If a clutch gets triggered from a collision, reset it by pulling it towards you and letting it snap back into position. After, be sure to check your tool center point (TCP) to ensure the robotic MIG gun is properly aligned for precise welding of the joint. If it is off center, validate that the clutch is in its home position. 

Wire cutters

If you have robotic welding applications that require consistent welding wire stick-out — the distance the wire extends from the end of the contact tip — a wire cutter is a recommended peripheral. As the name implies, a wire cutter cuts the welding wire to a specified length or stick-out and also removes any balling at the end of the wire. 

Most wire cutters can cut a range of different types of welding wire, including stainless steel, flux-cored and metal-cored, usually up to 1/16-inch diameter. They can often be mounted on a nozzle station or used remotely as needed.

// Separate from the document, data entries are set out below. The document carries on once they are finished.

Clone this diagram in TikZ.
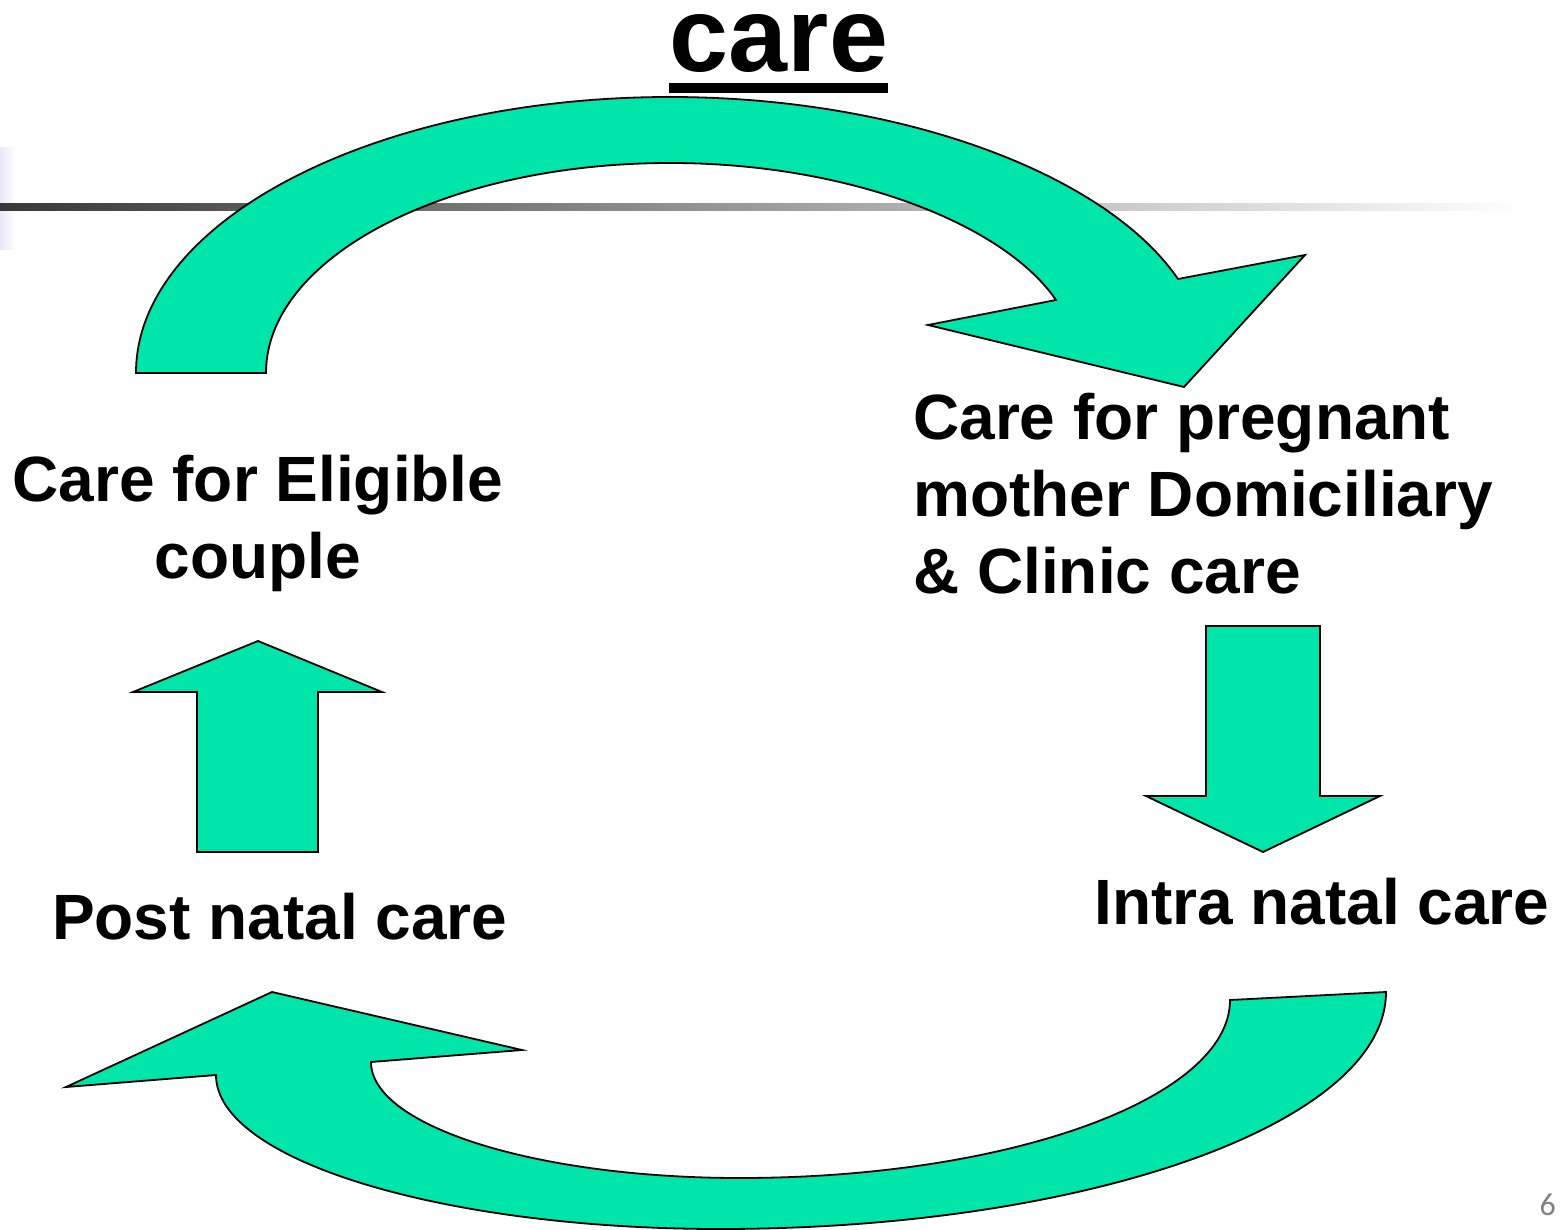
\documentclass[tikz,border=0pt]{standalone}
\usepackage{fontspec}
\setmainfont{Liberation Sans}
\newfontfamily\pagefont{Carlito}
\definecolor{arrowgreen}{RGB}{0,229,170}
\definecolor{lineleft}{RGB}{56,56,56}
\definecolor{linemid}{RGB}{208,208,208}
\definecolor{lavender}{RGB}{232,232,248}
\begin{document}
\begin{tikzpicture}[x=1pt,y=-1pt,
  blockarrow/.style={fill=arrowgreen,draw=black,line width=1.8pt,line join=miter},
  label/.style={inner sep=0pt,font=\fontsize{64}{77}\selectfont\bfseries},
  titletext/.style={inner sep=0pt,font=\fontsize{106}{120}\selectfont\bfseries}]
\useasboundingbox (0,0) rectangle (1565,1230);
\fill[white] (0,0) rectangle (1565,1230);
% decorative header line
\shade[left color=lavender,right color=white] (0,148) rectangle (16,250);
\shade[left color=lineleft,middle color=linemid,right color=white] (0,204) rectangle (1520,211);
% title
\node[titletext,anchor=base] (title) at (779,72) {care};
\fill[black] (669,83) rectangle (888,93);
% top curved arrow
\draw[blockarrow] (136,373)
  .. controls (136,221) and (375,97) .. (670,97)
  .. controls (901,97) and (1106,174) .. (1178,279)
  -- (1305,255) -- (1184,387) -- (928,325) -- (1056,300)
  .. controls (1003,223) and (847,163) .. (670,163)
  .. controls (447,163) and (266,257) .. (266,373)
  -- cycle;
% down arrow (right)
\draw[blockarrow] (1206,626) -- (1320,626) -- (1320,796) -- (1380,796)
  -- (1263,852) -- (1146,796) -- (1206,796) -- cycle;
% up arrow (left)
\draw[blockarrow] (197,852) -- (197,692) -- (133,692) -- (258,641)
  -- (382,692) -- (318,692) -- (318,852) -- cycle;
% bottom curved arrow
\draw[blockarrow] (1230,1000) -- (1386,992)
  .. controls (1386,1123) and (1088,1229) .. (720,1229)
  .. controls (442,1229) and (216,1160) .. (216,1075)
  -- (66,1087) -- (272,992) -- (522,1050) -- (371,1062)
  .. controls (371,1126) and (536,1178) .. (740,1178)
  .. controls (1010,1178) and (1230,1098) .. (1230,1000)
  -- cycle;
% labels
\node[label,anchor=base,align=center] (eligible) at (258,578) {Care for Eligible\\couple};
\node[label,anchor=base west,align=left] (pregnant) at (913,593) {Care for pregnant\\mother Domiciliary\\\& Clinic care};
\node[label,anchor=base west] (post) at (52,939) {Post natal care};
\node[label,anchor=base west] (intra) at (1094,924) {Intra natal care};
\node[inner sep=0pt,anchor=base east,text=gray,font=\pagefont\fontsize{32}{36}\selectfont] (page) at (1556,1215) {6};
\end{tikzpicture}
\end{document}
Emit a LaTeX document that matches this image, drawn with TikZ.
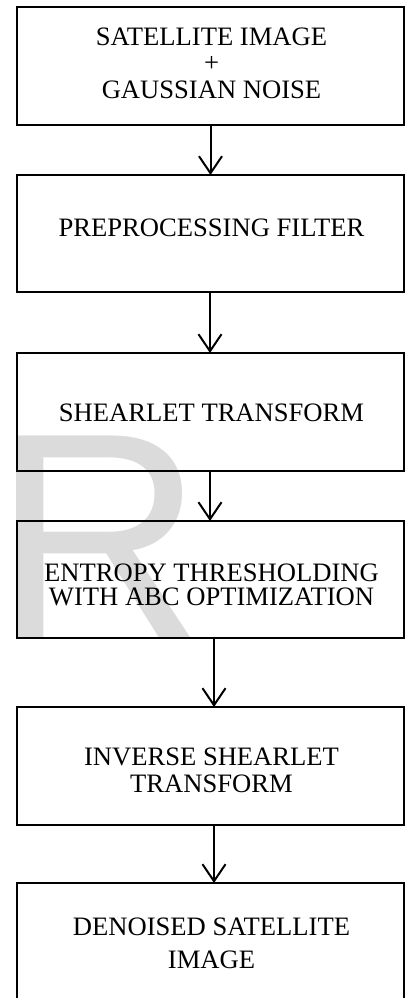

In conjunction with a wire brake, the wire cutter can ensure that the stick-out remains consistent for robots with touch sensing capabilities that help locate the joint. 

Neck inspection fixtures

Another key peripheral is a neck inspection fixture, which tests the tolerance of a robotic MIG gun’s neck to the TCP so you can re-adjust it after an impact or after bending due to routine welding. 

Image of TOUGH GUN CA3 MIG gun with a long neck
The goal in robotic welding is repeatability and increased productivity, and any additional equipment — like peripherals — that can help achieve these results may be worth your investment.

The advantage of adding a neck inspection fixture to a robotic weld cell is twofold. One, it ensures the neck meets the specifications to which the robotic welding system has been programmed and, once the tolerance has been determined, you can simply adjust the neck accordingly. This can prevent costly rework due to missed weld joints and can also prevent downtime required to reprogram a robot to meet welding specifications with an existing bent neck. Second, a neck inspection fixture can save you time, money and confusion when exchanging necks from one robotic MIG gun to another. Having this ability is especially advantageous if you maintain a large number of welding robots. You can simply remove a bent neck and change it with a spare that has already been inspected and adjusted, and put the robot back in service immediately.  

Nozzle cleaning stations and sprayers

One of the most important peripherals you should consider for your robotic welding system is a nozzle cleaning station or reamer. A nozzle cleaning station removes spatter from the robotic MIG gun nozzle and clears away the debris that accumulates in the diffuser during the welding process. This helps lengthen the life of the robotic gun consumables, as well as the gun itself. A clean nozzle also reduces problems that could lead to rework and helps the robot create better quality welds.

During installation, be sure your reamer is on a sturdy base or otherwise securely fastened and not moving around during the reaming cycle. Ideally, the nozzle cleaning station should be placed in close proximity to the welding robot so it is easily accessible when cleaning is necessary. You should program the reaming process to run in between cycles — either during part loading or tooling transfer — so it does not add to the overall cycle time per part. 

Always keep the covers on your reamer. The electronics within a reamer can be easily ruined by moisture from the atmosphere. Also, remember to use clean, filtered and lubricated air in your reamer. If “dirty” air goes into the reamer, it will clog up the valves. If you don’t have a lubricator installed on the reamer, use an alternative method to lubricate the air that goes through the motor. 

It is important that your reamer matches the diameter of the nozzle and that the blade does not hit the diffuser or nozzle when it goes through a ream cycle. Be sure you are using the right blade for the nozzle you have and that your nozzle is set at the correct depth within the jaws of the reamer. 

A reamer can be used by itself or in conjunction with a sprayer that applies an anti-spatter compound to protect the nozzle, diffuser and work piece from spatter. Make sure the nozzle is the correct height away from the spray block and that the duration of the spray is about a half a second. Too much anti-spatter compound can ruin the insulator on your nozzle, and can lead to unnecessary costs for replacement. The compound may also build up on the nozzle, the robot and the parts being welded, resulting in additional cleanup.

Frequently check that the sprayer and sprayer head is free of debris; if spatter gets inside the sprayer head, it will cause the spray plume to be distorted, which will create inconsistent coverage. 

If you are using a multi-feed anti-spatter system, be sure you have a good quality hose, such as a urethane hose, and that it is protected from any spatter that may hit it and create a hole. Also, securely fasten the hose with clamps at every connection to prevent leaks. 

You may consider using a spray containment unit to capture excess anti-spatter compound. If so, weekly inspections are recommended; remove any spatter or debris that may have fallen to the bottom. Failing to do so can prevent the unit from draining, which will cause the containment unit to overflow and create a mess. 

No peripheral decision

The decision to invest in robotic welding equipment is significant. It requires time, knowledge and a trusted relationship with a robotic welding equipment manufacturer to find the right system. The same holds true for peripherals. 

Although these devices do add to the initial cost of automating, they can lead to measurable cost savings and profits in the long run. But remember, the goal in robotic welding is repeatability and increased productivity, and any additional equipment that can help achieve these results may be worth your investment.